Um bom caso deste tipo é a Apple, que faz sempre campanhas que visam a segmentação do público, utilizando o preço como estratégia para manter produtos em uma área alta e específica de mercado, diferenciando-se da concorrência. Aqui, o objetivo não é acabar com a procura, mas posicionar a marca em determinado tempo e mercado, atingindo apenas os consumidores que realmente interessam à Apple. Por um lado, é o uso do preço para posicionar o produto, mas, por outro, é um freio de demanda para diversos segmentos.

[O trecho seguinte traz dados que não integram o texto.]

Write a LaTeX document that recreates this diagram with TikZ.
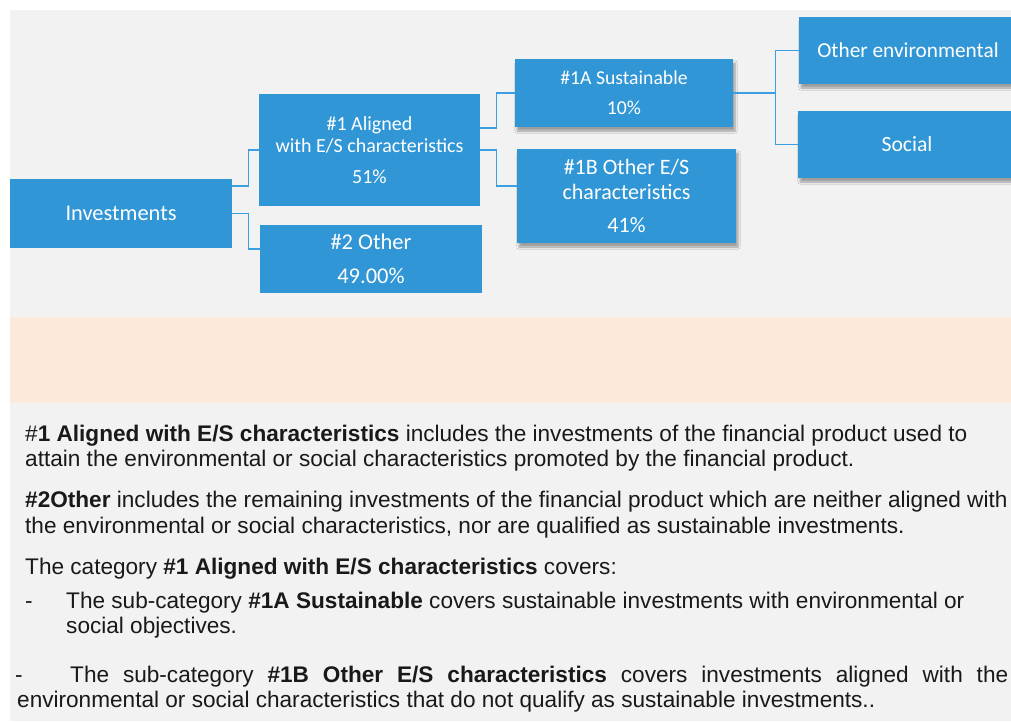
\documentclass[tikz,border=0pt]{standalone}
\usepackage{fontspec}
\setmainfont{Liberation Sans}
\newfontfamily\boxfont{Carlito}
\usetikzlibrary{shadows.blur}
\definecolor{boxblue}{RGB}{49,150,214}
\definecolor{lineblue}{RGB}{58,160,225}
\definecolor{bggray}{RGB}{242,242,242}
\definecolor{peach}{RGB}{253,233,217}
\tikzset{
  catbox/.style={fill=boxblue, draw=none, text=white, align=center, inner sep=0pt, font=\boxfont},
  shadowed/.style={blur shadow={shadow xshift=2pt, shadow yshift=-4pt, shadow blur steps=6, shadow opacity=35}},
  link/.style={draw=lineblue, line width=1.4pt},
  bodytext/.style={anchor=base west, inner sep=0pt, text=black!90, font=\fontsize{22.6}{25}\selectfont},
}
\begin{document}
\begin{tikzpicture}[x=1pt,y=-1pt]
\useasboundingbox (0,0) rectangle (1011,721);
\clip (0,0) rectangle (1011,721);
\fill[bggray] (10,10) rectangle (1011,721);
\fill[peach] (10,317) rectangle (1011,403);

\node[catbox, minimum width=222pt, minimum height=69pt, font=\boxfont\fontsize{22.4}{26}\selectfont] (inv) at (121,213.5) {Investments};
\node[catbox, minimum width=221pt, minimum height=112pt, font=\boxfont\fontsize{20}{22}\selectfont] (a1) at (369.5,150) {\#1 Aligned\\with E/S characteristics\\[9pt]51\%};
\node[catbox, minimum width=222pt, minimum height=68pt, font=\boxfont\fontsize{22.5}{34}\selectfont] (oth) at (371,259) {\#2 Other\\49.00\%};
\node[catbox, shadowed, minimum width=218pt, minimum height=68pt, font=\boxfont\fontsize{19.7}{30}\selectfont] (s1a) at (624,93) {\#1A Sustainable\\10\%};
\node[catbox, shadowed, minimum width=219pt, minimum height=94pt, font=\boxfont\fontsize{22}{25}\selectfont] (s1b) at (626.5,196) {\#1B Other E/S\\characteristics\\[8pt]41\%};
\node[catbox, shadowed, minimum width=218pt, minimum height=67pt, font=\boxfont\fontsize{21.3}{26}\selectfont] (env) at (908,50.5) {Other environmental};
\node[catbox, shadowed, minimum width=218pt, minimum height=67pt, font=\boxfont\fontsize{21.7}{26}\selectfont] (soc) at (907,144.5) {Social};

\draw[link] ([yshift=27.5pt]inv.east) -- ++(16,0) |- (a1.west);
\draw[link] (inv.east) -- ++(16,0) |- ([yshift=10pt]oth.west);
\draw[link] ([yshift=22pt]a1.east) -- ++(16,0) |- (s1a.west);
\draw[link] (a1.east) -- ++(16,0) |- ([yshift=10pt]s1b.west);
\draw[link] (s1a.east) -- ++(42,0) coordinate (fork) |- (env.west);
\draw[link] (fork) |- (soc.west);

\node[bodytext] (t1) at (25,441.5) {\#\textbf{1 Aligned with E/S characteristics} includes the investments of the financial product used to};
\node[bodytext] (t2) at (25,466) {attain the environmental or social characteristics promoted by the financial product.};
\node[bodytext] (t3) at (25,507) {\textbf{\#2Other} includes the remaining investments of the financial product which are neither aligned with};
\node[bodytext] (t4) at (25,533) {the environmental or social characteristics, nor are qualified as sustainable investments.};
\node[bodytext] (t5) at (25,574) {The category \textbf{\#1 Aligned with E/S characteristics} covers:};
\node[bodytext] (t6a) at (25,608) {-};
\node[bodytext] (t6) at (66,608) {The sub-category \textbf{\#1A Sustainable} covers sustainable investments with environmental or};
\node[bodytext] (t7) at (66,633) {social objectives.};
\node[bodytext] (t8a) at (15,682) {-};
\node[bodytext] (t8) at (70,682) {\makebox[938pt][s]{The sub-category \textbf{\#1B Other E/S characteristics} covers investments aligned with the}};
\node[bodytext] (t9) at (17,707) {environmental or social characteristics that do not qualify as sustainable investments..};
\end{tikzpicture}
\end{document}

Outro exemplo é o que se chama de demarketing ostensivo, criando uma escassez artificial para estimular os consumidores. Para isso, é necessário criar uma oferta limitada, visando que o consumidor estoque produtos que, posteriormente, serão difíceis de obter. Um caso disso ocorreu em 1997, quando a BMW restringiu seu fornecimento em todo o mercado do Reino Unido, gerando uma corrida pela aquisição do veículo.

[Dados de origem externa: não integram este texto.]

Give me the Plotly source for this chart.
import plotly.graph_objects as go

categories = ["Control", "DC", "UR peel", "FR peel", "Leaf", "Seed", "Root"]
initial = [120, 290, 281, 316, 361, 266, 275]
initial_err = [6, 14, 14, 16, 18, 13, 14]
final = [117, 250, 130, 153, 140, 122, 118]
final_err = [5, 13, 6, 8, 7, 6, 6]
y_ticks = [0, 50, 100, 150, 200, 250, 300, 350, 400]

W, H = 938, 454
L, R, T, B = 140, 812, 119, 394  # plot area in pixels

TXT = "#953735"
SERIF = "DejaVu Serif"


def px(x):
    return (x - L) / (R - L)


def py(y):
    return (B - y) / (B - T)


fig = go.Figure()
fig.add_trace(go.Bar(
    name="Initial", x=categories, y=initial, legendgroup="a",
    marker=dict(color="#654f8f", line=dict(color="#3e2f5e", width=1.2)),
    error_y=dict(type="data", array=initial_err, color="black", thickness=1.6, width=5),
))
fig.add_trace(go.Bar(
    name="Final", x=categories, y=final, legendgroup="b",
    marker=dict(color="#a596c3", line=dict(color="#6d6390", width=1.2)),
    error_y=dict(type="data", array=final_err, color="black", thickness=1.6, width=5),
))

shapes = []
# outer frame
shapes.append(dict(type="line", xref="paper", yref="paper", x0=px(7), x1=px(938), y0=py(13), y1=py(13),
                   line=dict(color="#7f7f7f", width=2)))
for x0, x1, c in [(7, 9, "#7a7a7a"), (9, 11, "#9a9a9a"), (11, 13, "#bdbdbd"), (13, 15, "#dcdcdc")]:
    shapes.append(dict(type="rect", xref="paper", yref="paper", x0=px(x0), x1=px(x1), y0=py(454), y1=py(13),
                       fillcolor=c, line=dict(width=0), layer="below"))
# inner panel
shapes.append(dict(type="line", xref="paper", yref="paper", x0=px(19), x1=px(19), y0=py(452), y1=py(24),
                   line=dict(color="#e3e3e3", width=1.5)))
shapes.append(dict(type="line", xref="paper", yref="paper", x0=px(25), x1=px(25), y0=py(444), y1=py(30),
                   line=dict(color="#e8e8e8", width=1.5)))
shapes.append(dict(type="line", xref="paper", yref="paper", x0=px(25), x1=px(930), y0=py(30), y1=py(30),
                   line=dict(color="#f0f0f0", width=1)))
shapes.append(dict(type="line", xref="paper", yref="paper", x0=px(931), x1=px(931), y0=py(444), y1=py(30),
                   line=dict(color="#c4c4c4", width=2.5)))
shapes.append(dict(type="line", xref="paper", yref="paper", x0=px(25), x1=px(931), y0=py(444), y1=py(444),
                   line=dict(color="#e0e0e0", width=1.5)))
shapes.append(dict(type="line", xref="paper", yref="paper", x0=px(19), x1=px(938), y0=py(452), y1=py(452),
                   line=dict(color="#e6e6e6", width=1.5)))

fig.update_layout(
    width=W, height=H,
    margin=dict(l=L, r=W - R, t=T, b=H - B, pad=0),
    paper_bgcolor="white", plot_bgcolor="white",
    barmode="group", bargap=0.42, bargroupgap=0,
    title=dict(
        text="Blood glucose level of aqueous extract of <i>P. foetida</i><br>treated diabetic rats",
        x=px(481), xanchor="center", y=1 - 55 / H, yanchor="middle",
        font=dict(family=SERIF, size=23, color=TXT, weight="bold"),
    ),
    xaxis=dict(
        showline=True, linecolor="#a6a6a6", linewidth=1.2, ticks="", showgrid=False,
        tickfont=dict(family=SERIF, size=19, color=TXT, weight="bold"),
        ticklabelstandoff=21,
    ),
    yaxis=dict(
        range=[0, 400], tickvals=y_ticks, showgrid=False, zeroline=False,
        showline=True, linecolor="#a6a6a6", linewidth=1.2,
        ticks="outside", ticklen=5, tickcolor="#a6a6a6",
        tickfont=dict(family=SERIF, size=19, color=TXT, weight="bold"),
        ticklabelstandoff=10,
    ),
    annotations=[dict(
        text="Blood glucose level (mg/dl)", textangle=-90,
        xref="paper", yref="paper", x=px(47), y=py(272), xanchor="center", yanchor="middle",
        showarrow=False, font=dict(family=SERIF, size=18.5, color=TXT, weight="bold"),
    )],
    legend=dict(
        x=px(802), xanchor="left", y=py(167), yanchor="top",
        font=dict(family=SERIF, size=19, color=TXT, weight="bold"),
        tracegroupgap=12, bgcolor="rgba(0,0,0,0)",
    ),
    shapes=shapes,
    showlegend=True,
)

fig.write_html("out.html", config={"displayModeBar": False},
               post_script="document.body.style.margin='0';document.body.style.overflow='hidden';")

Olhando de maneira mais sistemática, há pelo menos quatro grandes estratégias de demarketing mais populares:

Discriminador de preço

A lógica aqui é incentivar as compras em horários que geralmente são mais frios. Por exemplo, alguns varejistas realizam “vendas de 3 horas” das 8 às 11 da manhã de sábado. Os consumidores que chegam à loja antes das 11h pagam preços mais baixos, encarando o inconveniente de fazer compras no início da manhã. Os consumidores ocupados que desejam um produto conveniente no seu próprio tempo podem pagar um preço mais alto.

Isca e troca

Ocorre quando uma empresa anuncia um produto não para os consumidores O comprarem especificamente, mas sim um outro mais lucrativo em seu lugar. É como ver o cartaz de oferta de um produto no supermercado, mas ao chegar às prateleiras você percebe que há outro produto similar por um preço mais barato, mas que seja mais lucrativo para o estabelecimento. Essa é uma estratégia que pode facilmente cair em práticas antiéticas e até mesmo ilegais.

Interrupção

Outra estratégia conhecida é o demarketing de interrupção, em que uma empresa realmente planeja uma queda de estoque. Esse é um movimento que tende a frustrar os consumidores, mas as lojas geralmente oferecem vales ou cupons que garantem a entrega em uma data futura. Assim, os clientes podem visitar a lojas duas vezes e comprar produtos complementares em cada visita. Essas interrupções deliberadas de estoque ajudam as lojas a cobrar preços mais altos e obter lucros maiores. A possibilidade de falta de estoque em uma loja gera uma sensação de escassez, deixando o cliente mais ansioso para comprar.

Antecipação

Muito usada em datas como a Black Friday, onde os vendedores lançam anúncios nos dias anteriores da promoção ao estilo “não compre agora, espero para economizar na Black Friday”. Ou quando as concessionárias anunciam “não compre carro hoje, espere por amanhã”. Tem o objetivo de chamar a atenção da audiência para ofertas que vão ocorrer somente em um prazo determinado.

Seja para o bem ou para o mal, o demarketing é interessante para nos fazer pensar de forma contra intuitiva. Marketing não tem uma via só e pensar nele como um freio e não um impulsionador de demanda pode fazer toda diferença – para o bem ou para o mal.